Before maya 2014, cmds had several commands with an annoying, anti-pythonic behaviour: if you ask a question that usually returns a list but get no results, Maya will return None instead of an empty list. The most common example is a call to cmds.ls which returns nothing:

good_stuff = cmds.ls(type='mesh')
for item in good_stuff:
    do_something(item)
# ERROR: NoneType is not iterable

Luckily, Python has a handy language feature that makes it easy to avoid this trap without an extra if test.
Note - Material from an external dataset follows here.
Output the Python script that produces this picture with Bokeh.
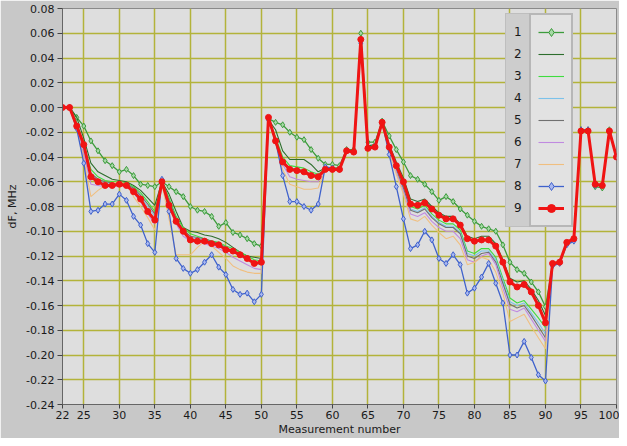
from bokeh.plotting import figure
from bokeh.models import FixedTicker, PrintfTickFormatter, Legend, LegendItem, Range1d
from bokeh.embed import file_html
from bokeh.resources import INLINE

# ---------------- data ----------------
measurement = list(range(22, 101))
x_ticks = [22, 25, 30, 35, 40, 45, 50, 55, 60, 65, 70, 75, 80, 85, 90, 95, 100]
y_ticks = [-0.24, -0.22, -0.20, -0.18, -0.16, -0.14, -0.12, -0.10, -0.08, -0.06,
           -0.04, -0.02, 0.0, 0.02, 0.04, 0.06, 0.08]
series_names = ["1", "2", "3", "4", "5", "6", "7", "8", "9"]

s1 = [0, 0, -.008, -.015, -.027, -.035, -.043, -.047, -.052, -.050, -.055, -.062, -.063, -.064,
      -.060, -.064, -.068, -.072, -.080, -.083, -.084, -.088, -.096, -.093, -.101, -.103, -.106, -.110, -.112,
      -.009, -.012, -.014, -.020, -.024, -.026, -.034, -.041, -.046, -.046, -.047, -.034, -.034, .060, -.028, -.028, -.011,
      -.023, -.034, -.044, -.055, -.058, -.062, -.068, -.075, -.072, -.076, -.082, -.087, -.092, -.096, -.098, -.100,
      -.111, -.125, -.131, -.134, -.141, -.149, -.161,
      -.127, -.125, -.110, -.107, -.018, -.018, -.064, -.065, -.018, -.040]
s2 = [0, 0, -.008, -.025, -.045, -.052, -.055, -.058, -.059, -.060, -.063, -.067, -.073, -.079,
      -.060, -.070, -.084, -.097, -.100, -.101, -.103, -.104, -.106, -.109, -.113, -.117, -.120, -.121, -.122,
      -.010, -.018, -.035, -.042, -.042, -.042, -.046, -.052, -.049, -.049, -.049, -.034, -.035, .056, -.031, -.030, -.011,
      -.030, -.044, -.057, -.074, -.076, -.074, -.080, -.085, -.088, -.088, -.094, -.104, -.106, -.104, -.104, -.110,
      -.123, -.138, -.141, -.140, -.147, -.156, -.168,
      -.126, -.125, -.109, -.106, -.019, -.019, -.063, -.063, -.019, -.040]
s3 = [0, 0, -.012, -.030, -.050, -.056, -.059, -.060, -.060, -.061, -.064, -.069, -.076, -.084,
      -.060, -.073, -.088, -.097, -.102, -.104, -.106, -.108, -.109, -.112, -.114, -.117, -.120, -.123, -.124,
      -.009, -.024, -.040, -.047, -.048, -.049, -.052, -.054, -.049, -.049, -.049, -.034, -.035, .056, -.032, -.031, -.012,
      -.033, -.049, -.064, -.080, -.082, -.079, -.086, -.091, -.094, -.094, -.099, -.116, -.118, -.114, -.114, -.121,
      -.138, -.154, -.158, -.156, -.163, -.170, -.178,
      -.126, -.125, -.109, -.106, -.019, -.019, -.063, -.063, -.019, -.040]
s4 = [0, 0, -.014, -.034, -.055, -.059, -.061, -.062, -.061, -.062, -.066, -.072, -.080, -.088,
      -.060, -.076, -.091, -.101, -.105, -.106, -.107, -.109, -.111, -.114, -.117, -.120, -.123, -.126, -.127,
      -.009, -.026, -.044, -.050, -.051, -.052, -.054, -.055, -.050, -.050, -.050, -.035, -.036, .054, -.033, -.032, -.012,
      -.034, -.051, -.066, -.082, -.084, -.081, -.088, -.093, -.096, -.096, -.101, -.118, -.120, -.116, -.116, -.123,
      -.140, -.157, -.160, -.158, -.166, -.174, -.183,
      -.126, -.125, -.109, -.106, -.019, -.019, -.063, -.063, -.019, -.040]
s5 = [0, 0, -.013, -.032, -.053, -.058, -.060, -.061, -.061, -.062, -.065, -.071, -.078, -.086,
      -.060, -.075, -.090, -.099, -.104, -.105, -.106, -.108, -.110, -.113, -.116, -.119, -.122, -.125, -.126,
      -.009, -.025, -.043, -.049, -.050, -.051, -.054, -.055, -.050, -.050, -.050, -.035, -.036, .054, -.033, -.032, -.012,
      -.034, -.050, -.065, -.083, -.085, -.082, -.089, -.094, -.097, -.097, -.102, -.120, -.122, -.118, -.117, -.125,
      -.142, -.159, -.162, -.160, -.168, -.177, -.186,
      -.126, -.125, -.109, -.106, -.019, -.019, -.063, -.063, -.019, -.040]
s6 = [0, 0, -.016, -.038, -.062, -.063, -.064, -.064, -.063, -.064, -.069, -.076, -.086, -.094,
      -.060, -.078, -.094, -.104, -.108, -.109, -.110, -.112, -.114, -.117, -.121, -.124, -.127, -.130, -.131,
      -.009, -.027, -.046, -.056, -.058, -.059, -.060, -.060, -.050, -.050, -.050, -.035, -.036, .054, -.033, -.032, -.012,
      -.035, -.052, -.068, -.086, -.088, -.085, -.092, -.097, -.100, -.100, -.106, -.123, -.125, -.120, -.118, -.127,
      -.146, -.163, -.165, -.162, -.171, -.180, -.189,
      -.126, -.125, -.109, -.106, -.019, -.019, -.063, -.063, -.019, -.040]
s7 = [0, 0, -.017, -.042, -.072, -.067, -.063, -.061, -.060, -.062, -.072, -.080, -.089, -.099,
      -.062, -.090, -.119, -.119, -.119, -.113, -.108, -.112, -.117, -.122, -.128, -.131, -.133, -.134, -.134,
      -.009, -.028, -.050, -.062, -.064, -.066, -.066, -.065, -.050, -.050, -.050, -.035, -.036, .054, -.033, -.032, -.012,
      -.036, -.054, -.070, -.090, -.092, -.088, -.095, -.101, -.106, -.104, -.111, -.127, -.125, -.121, -.123, -.133,
      -.150, -.173, -.170, -.167, -.177, -.186, -.195,
      -.126, -.125, -.109, -.106, -.019, -.019, -.063, -.063, -.019, -.040]
s8 = [0, 0, -.017, -.045, -.084, -.083, -.078, -.078, -.070, -.075, -.088, -.095, -.110, -.117,
      -.058, -.084, -.122, -.130, -.134, -.131, -.125, -.119, -.129, -.135, -.147, -.151, -.150, -.157, -.151,
      -.010, -.027, -.055, -.076, -.076, -.080, -.083, -.078, -.048, -.049, -.050, -.035, -.036, .052, -.032, -.031, -.012,
      -.038, -.064, -.090, -.114, -.111, -.100, -.107, -.122, -.126, -.119, -.127, -.150, -.146, -.137, -.126, -.142,
      -.158, -.200, -.200, -.189, -.202, -.216, -.221,
      -.128, -.126, -.111, -.108, -.018, -.018, -.063, -.063, -.019, -.040]
s9 = [0, 0, -.015, -.030, -.056, -.060, -.063, -.063, -.062, -.063, -.068, -.074, -.084, -.091,
      -.060, -.079, -.092, -.100, -.107, -.108, -.108, -.110, -.111, -.115, -.116, -.119, -.122, -.126, -.125,
      -.008, -.027, -.044, -.050, -.051, -.052, -.055, -.056, -.050, -.050, -.050, -.035, -.036, .055, -.033, -.032, -.012,
      -.032, -.047, -.060, -.078, -.079, -.077, -.082, -.087, -.090, -.090, -.095, -.106, -.108, -.107, -.107, -.112,
      -.125, -.141, -.145, -.143, -.149, -.160, -.174,
      -.126, -.125, -.109, -.106, -.019, -.019, -.062, -.063, -.019, -.040]

series_values = [s1, s2, s3, s4, s5, s6, s7, s8, s9]

# ---------------- styles ----------------
line_colors = ["#3c9c3c", "#2d6e2d", "#3fdc3f", "#7cc2ea", "#707070",
               "#c08ae0", "#f0bf80", "#3f62cc", "#f01414"]
line_widths = [1.3, 1.1, 1.1, 1.1, 1.1, 1.1, 1.1, 1.3, 3]
marker_kind = ["diamond", None, None, None, None, None, None, "diamond", "circle"]
marker_fill = ["#a6d8a6", None, None, None, None, None, None, "#aab8f0", "#f01414"]
marker_size = [6, 0, 0, 0, 0, 0, 0, 6, 6]

FONT = "DejaVu Sans"

p = figure(width=619, height=438,
           x_range=Range1d(22, 100), y_range=Range1d(-0.24, 0.08),
           output_backend="svg", toolbar_location=None,
           min_border_left=62, min_border_right=3, min_border_top=8, min_border_bottom=33,
           background_fill_color="#dedede", border_fill_color="#c8c8c8",
           outline_line_color="#8a8a8a")

p.xaxis.ticker = FixedTicker(ticks=x_ticks)
p.yaxis.ticker = FixedTicker(ticks=y_ticks)
p.yaxis.formatter = PrintfTickFormatter(format="%.2f")
p.xaxis.axis_label = "Measurement number"
p.yaxis.axis_label = "dF, MHz"
for ax in (p.xaxis, p.yaxis):
    ax.major_label_text_font = FONT
    ax.major_label_text_font_size = "11px"
    ax.major_label_text_color = "#1a1a1a"
    ax.axis_label_text_font = FONT
    ax.axis_label_text_font_size = "11px"
    ax.axis_label_text_font_style = "normal"
    ax.axis_label_text_color = "#1a1a1a"
    ax.major_tick_in = 0
    ax.minor_tick_line_color = None
    ax.major_tick_line_color = "#444444"
    ax.axis_line_color = "#666666"
p.yaxis.major_tick_out = 5
p.yaxis.major_label_standoff = 3
p.yaxis.axis_label_standoff = 4
p.xaxis.major_tick_out = 4
p.xaxis.major_label_standoff = 2
p.xaxis.axis_label_standoff = 1

p.xgrid.grid_line_color = "#b3b33a"
p.ygrid.grid_line_color = "#b3b33a"
p.xgrid.grid_line_width = 1.5
p.ygrid.grid_line_width = 1.5

label_items = []
glyph_items = []
for i, name in enumerate(series_names):
    r_line = p.line(measurement, series_values[i], line_color=line_colors[i],
                    line_width=line_widths[i])
    rends = [r_line]
    if marker_kind[i]:
        r_pts = p.scatter(measurement, series_values[i], marker=marker_kind[i],
                          size=marker_size[i], fill_color=marker_fill[i],
                          line_color=line_colors[i], line_width=1)
        rends.append(r_pts)
    dummy = p.line([], [], line_alpha=0)
    label_items.append(LegendItem(label=name, renderers=[dummy]))
    glyph_items.append(LegendItem(label="", renderers=rends))

legend_labels = Legend(items=label_items, location=(443, 177),
                       glyph_width=0, glyph_height=20, label_height=20, label_width=8,
                       label_standoff=0, spacing=2, padding=8, margin=0,
                       label_text_font=FONT, label_text_font_size="12px",
                       label_text_color="#1a1a1a",
                       background_fill_color="#cdcdcd", background_fill_alpha=1,
                       border_line_color="#b0b0b0")
legend_glyphs = Legend(items=glyph_items, location=(467, 177),
                       glyph_width=26, glyph_height=20, label_height=20, label_width=0,
                       label_standoff=0, spacing=2, padding=7, margin=0,
                       label_text_font_size="1px",
                       background_fill_color="#e2e2e2", background_fill_alpha=1,
                       border_line_color="#8c8c8c", border_line_width=2)
p.add_layout(legend_labels)
p.add_layout(legend_glyphs)

open("out.html", "w").write(file_html(p, INLINE))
If you change the ls like so:


good_stuff = cmds.ls(type='mesh') or []
for item in good_stuff:
    do_something(item)

The 'or []' will pass a list result with something in it unchanged; but if the result is None, the or will substitute the empty list.  Everything downstream from there can rely on the presence of a real list, even if it's empty


Maya like selection-or-list behavior

If you want to make a function that behaves like the default maya commands -- that is, it works on arguments you pass or on selected objects -- you can combine the *args variable input and the or [] trick to make a nice one liner :
 
    def mayalike(*args):
         my_objects = args or cmds.ls(sl=True) or []
         for item in my_objects:
               #do stuff

This will use args if provided, ls-sl if not, and [] if there is nothing selected

multiple assignment


python has a handy trick of unpacking iterables in a single assigment call.  This lets you write things like:

rotation = [ 0, 90, 0 ]
rx, ry, rz = rotation

 which saves some annoying boilderplate.  It can be especially useful when dealing with functions that produce tuple or list results:

filename, extension = os.splitext(completefilename)
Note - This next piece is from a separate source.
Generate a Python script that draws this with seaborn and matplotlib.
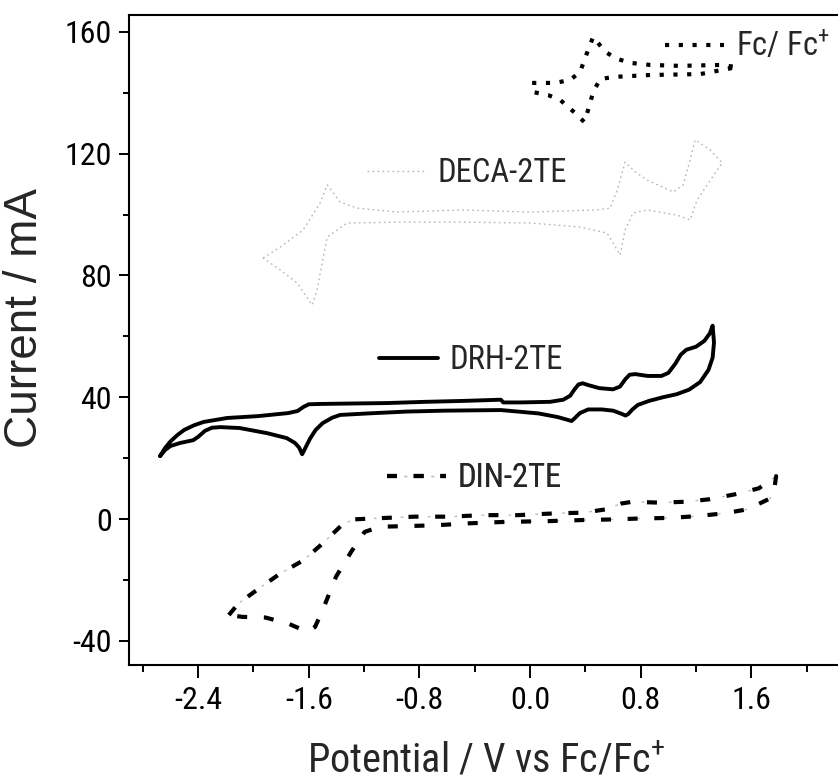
import matplotlib
matplotlib.use("Agg")
import matplotlib.pyplot as plt
import matplotlib.font_manager as fm
from matplotlib.ticker import MultipleLocator, FixedLocator
import seaborn as sns
import pandas as pd

# ---------------- data ----------------
fc_x = [0.015, 0.181, 0.29, 0.362, 0.398, 0.434, 0.456, 0.485, 0.543, 0.63, 0.724, 0.868, 1.086, 1.374, 1.497,
        1.23, 0.868, 0.615, 0.507, 0.456, 0.434, 0.413, 0.391, 0.326, 0.218, 0.131, 0.022]
fc_y = [143.2, 143.2, 144.2, 146.8, 151.4, 155.7, 158.3, 156.7, 153.4, 151.1, 149.8, 149.1, 148.8, 149.1, 148.4,
        146.1, 145.8, 145.2, 144.5, 140.2, 136.6, 133.3, 130.4, 133.3, 137.6, 139.2, 140.2]

deca_x = [-1.930, -1.807, -1.641, -1.518, -1.467, -1.373, -1.250, -0.961, -0.484, 0.001, 0.485, 0.579, 0.630,
          0.687, 0.760, 0.847, 1.035, 1.107, 1.157, 1.194, 1.302, 1.389, 1.353, 1.208, 1.157, 1.063, 0.847,
          0.745, 0.687, 0.651, 0.557, 0.362, 0.001, -0.484, -0.961, -1.323, -1.467, -1.503, -1.540, -1.576,
          -1.684, -1.807, -1.930]
deca_y = [85.7, 89.3, 94.9, 103.8, 109.7, 104.1, 102.1, 100.8, 101.5, 100.8, 101.5, 102.1, 108.0,
          117.2, 114.0, 111.3, 107.4, 109.7, 117.9, 124.5, 121.2, 116.9, 114.6, 104.8, 98.2, 99.8, 101.5,
          100.5, 94.9, 86.7, 93.9, 95.9, 97.2, 97.5, 97.5, 97.2, 92.6, 84.1, 75.2, 70.3,
          77.5, 81.8, 85.7]

drh_x = [-2.675, -2.640, -2.600, -2.550, -2.500, -2.430, -2.360, -2.190, -1.970, -1.750, -1.680, -1.640,
         -1.600, -1.520, -1.373, -1.032, -0.758, -0.485, -0.211, -0.194, -0.074, 0.145, 0.240, 0.290,
         0.320, 0.350, 0.380, 0.420, 0.500, 0.600, 0.650, 0.690, 0.720, 0.760, 0.850, 0.950, 1.000, 1.050,
         1.090, 1.130, 1.200, 1.260, 1.300, 1.320,
         1.330, 1.320, 1.290, 1.230, 1.150, 1.060, 0.960, 0.860, 0.780, 0.740, 0.710, 0.690, 0.660, 0.600,
         0.520, 0.420, 0.360, 0.320, 0.300, 0.270, 0.200, 0.060, -0.211, -0.621, -0.895, -1.169, -1.373,
         -1.430, -1.500, -1.550, -1.590, -1.620, -1.648, -1.670, -1.700, -1.760, -1.900, -2.100, -2.240,
         -2.300, -2.350, -2.400, -2.436, -2.530, -2.600, -2.639, -2.675]
drh_y = [20.7, 23.3, 25.5, 27.6, 29.3, 30.8, 31.9, 33.2, 33.8, 34.8, 35.5, 36.8,
         37.7, 37.8, 37.9, 38.1, 38.5, 38.8, 39.2, 38.3, 38.3, 38.5, 39.2, 40.5,
         42.5, 44.2, 44.6, 44.0, 43.0, 42.6, 43.5, 46.0, 47.4, 47.6, 47.0, 47.0, 48.0, 51.0,
         54.0, 55.6, 56.6, 58.5, 61.0, 63.5,
         58.0, 53.0, 49.0, 45.0, 42.5, 41.0, 40.0, 38.8, 37.5, 36.0, 34.5, 34.0, 34.6, 35.6,
         36.0, 36.0, 34.8, 33.0, 32.2, 32.6, 33.5, 34.7, 35.8, 35.6, 35.3, 34.7, 34.2,
         33.3, 31.5, 29.3, 26.5, 23.8, 21.3, 23.5, 25.0, 26.6, 28.2, 29.9, 30.2,
         30.0, 29.0, 27.0, 25.9, 25.0, 24.0, 22.7, 20.7]

din_x = [-2.178, -2.109, -1.943, -1.804, -1.638, -1.500, -1.362, -1.279, -1.140, -0.836, -0.587, -0.338,
         -0.089, 0.188, 0.382, 0.548, 0.658, 0.741, 0.935, 1.129, 1.295, 1.488, 1.654, 1.779,
         1.765, 1.737, 1.571, 1.405, 1.212, 1.018, 0.796, 0.603, 0.382, 0.105, -0.172, -0.449, -0.670,
         -0.891, -1.085, -1.196, -1.293, -1.403, -1.500, -1.555, -1.611, -1.749, -1.915, -2.081, -2.178]
din_y = [-31.5, -27.7, -22.2, -17.8, -13.5, -8.0, -2.0, -0.1, 0.2, 0.8, 0.8, 1.3,
         1.3, 1.9, 2.1, 3.2, 5.1, 5.7, 5.4, 5.7, 6.5, 8.2, 10.1, 14.1,
         9.5, 6.8, 3.2, 1.9, 1.0, 0.4, 0.2, -0.1, -0.3, -0.7, -0.9, -1.4, -2.0,
         -2.3, -2.5, -4.2, -10.7, -18.9, -29.9, -35.4, -37.0, -34.3, -32.3, -32.1, -31.5]

series_labels = ["Fc/ Fc$^{+}$", "DECA-2TE", "DRH-2TE", "DIN-2TE"]
x_ticks = [-2.4, -1.6, -0.8, 0.0, 0.8, 1.6]
y_ticks = [-40, 0, 40, 80, 120, 160]
x_label = "Potential / V vs Fc/Fc$^{+}$"
y_label = "Current / mA"

# ---------------- style ----------------
sns.set_theme(style="ticks")
ttf = fm.fontManager.ttflist
names = {f.name for f in ttf}
narrow = None
stretch = "normal"
for cand in ["Liberation Sans Narrow", "Arial Narrow", "Roboto Condensed", "Open Sans Condensed"]:
    if cand in names:
        narrow = cand
        break
if narrow is None and any(f.name == "DejaVu Sans" and str(f.stretch) in ("condensed", "semi-condensed")
                          for f in ttf):
    narrow = "DejaVu Sans"
    stretch = "condensed"
if narrow is None:
    narrow = "Liberation Sans"
    fs_tick, fs_leg, fs_xlab = 20, 20, 26
else:
    fs_tick, fs_leg, fs_xlab = 23, 23.5, 29

plt.rcParams["font.family"] = [narrow, "DejaVu Sans"]
plt.rcParams["font.stretch"] = stretch
plt.rcParams["axes.unicode_minus"] = False
plt.rcParams["mathtext.fontset"] = "custom"
plt.rcParams["mathtext.rm"] = narrow
plt.rcParams["mathtext.it"] = narrow
plt.rcParams["mathtext.bf"] = narrow

fig = plt.figure(figsize=(8.38, 7.82), dpi=100)
ax_w = 5.3 * 138.3 / 838
ax = fig.add_axes([129 / 838, 1 - 665 / 782, ax_w, 650 / 782])

def draw(xs, ys, **kw):
    df = pd.DataFrame({"x": xs, "y": ys})
    sns.lineplot(data=df, x="x", y="y", sort=False, estimator=None, ax=ax, legend=False)
    ln = ax.lines[-1]
    for k, v in kw.items():
        getattr(ln, "set_" + k)(v)
    return ln

l_fc = draw(fc_x, fc_y, color="black", linewidth=3.0, linestyle=(0, (1.0, 2.3)), dash_capstyle="butt")
l_deca = draw(deca_x, deca_y, color="#b5b5b5", linewidth=1.0, linestyle=(0, (1.2, 2.4)))
l_drh = draw(drh_x, drh_y, color="black", linewidth=2.8, linestyle="-", solid_joinstyle="round")
l_din_g = draw(din_x, din_y, color="#bdbdbd", linewidth=1.0, linestyle=(7.2, (2.0, 17.4)))
l_din = draw(din_x, din_y, color="black", linewidth=3.0, linestyle=(0, (2.4, 4.0)), dash_capstyle="butt")

ax.set_xlim(-2.9, 2.4)
ax.set_ylim(-47.9, 165.5)
ax.xaxis.set_major_locator(FixedLocator(x_ticks))
ax.xaxis.set_minor_locator(MultipleLocator(0.4))
ax.yaxis.set_major_locator(FixedLocator(y_ticks))
ax.yaxis.set_minor_locator(MultipleLocator(20))
ax.set_xticklabels([f"{v:.1f}" for v in x_ticks])
ax.set_yticklabels([str(v) for v in y_ticks])

ax.tick_params(axis="both", which="major", direction="out", width=1.4, labelsize=fs_tick,
               color="black", labelcolor="black")
ax.tick_params(axis="x", which="major", length=9, pad=6)
ax.tick_params(axis="y", which="major", length=7.5, pad=5)
ax.tick_params(axis="x", which="minor", direction="out", length=5, width=1.4, color="black")
ax.tick_params(axis="y", which="minor", direction="out", length=4, width=1.4, color="black")
for s in ["left", "bottom", "top"]:
    ax.spines[s].set_linewidth(1.5)
    ax.spines[s].set_color("black")
ax.spines["right"].set_visible(False)

ax.set_xlabel(x_label, fontsize=fs_xlab)
ax.xaxis.set_label_coords(0.488, -0.118)
ax.set_ylabel(y_label, fontsize=33, family=["Liberation Sans", "DejaVu Sans"], stretch="normal")
ax.yaxis.set_label_coords(-0.112, 0.534)

# in-plot legend labels
leg_specs = [
    (l_fc, series_labels[0], (0.7313, 0.9508)),
    (l_deca, series_labels[1], (0.3247, 0.7569)),
    (l_drh, series_labels[2], (0.3411, 0.4692)),
    ((l_din_g, l_din), series_labels[3], (0.3520, 0.2877)),
]
for h, lab, anchor in leg_specs:
    lg = ax.legend([h], [lab], loc="center left", bbox_to_anchor=anchor, frameon=False,
                   fontsize=fs_leg, borderpad=0, borderaxespad=0, handlelength=1.85 * 23 / fs_leg,
                   handletextpad=0.35)
    ax.add_artist(lg)

fig.savefig("out.png", dpi=100)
which is much more elegant than

results = os.splitext(completefilename)
filename = results[0]
extension = results[1]

It's a good idea, though, to resist the temptation to overdo it: if you find yourself unpacking long tuples a lot:

name, address, state, zip, phone = customer

that's a good sign that customer should be a dictionary, a class, or a namedtuple so you can parse it reliably:

Learn to love Mayapy


If' your doing a lot of work that involves restarting and reloading maya - particularly if you're iterating on one script that involves a bunch of setup work -- the common trick is to keep all of your steps in a python tab in your listener.  It's better than nothing, but it's still pretty slow.

If what you're working on does not require GUI access, you can use MayaPy.exe and the -c and -i flags to get into your script quickly. The -c flag launches mayapy and runs a command, and the -i flag keeps the  interpreter running. So you can boot mayapy directly into a running, headless copy of maya python like this:

path/to/maya.py.exe -i -c "import maya.standalone; maya.standalone.initialize()"

and obviously you could put your test setup in a separate module and import that after standalone. I've found this saves me a huge amount of time when I'm iterating on something that doesn't need GUI.  I stick this into a button in my IDE or make a shell alias / bat script to do it.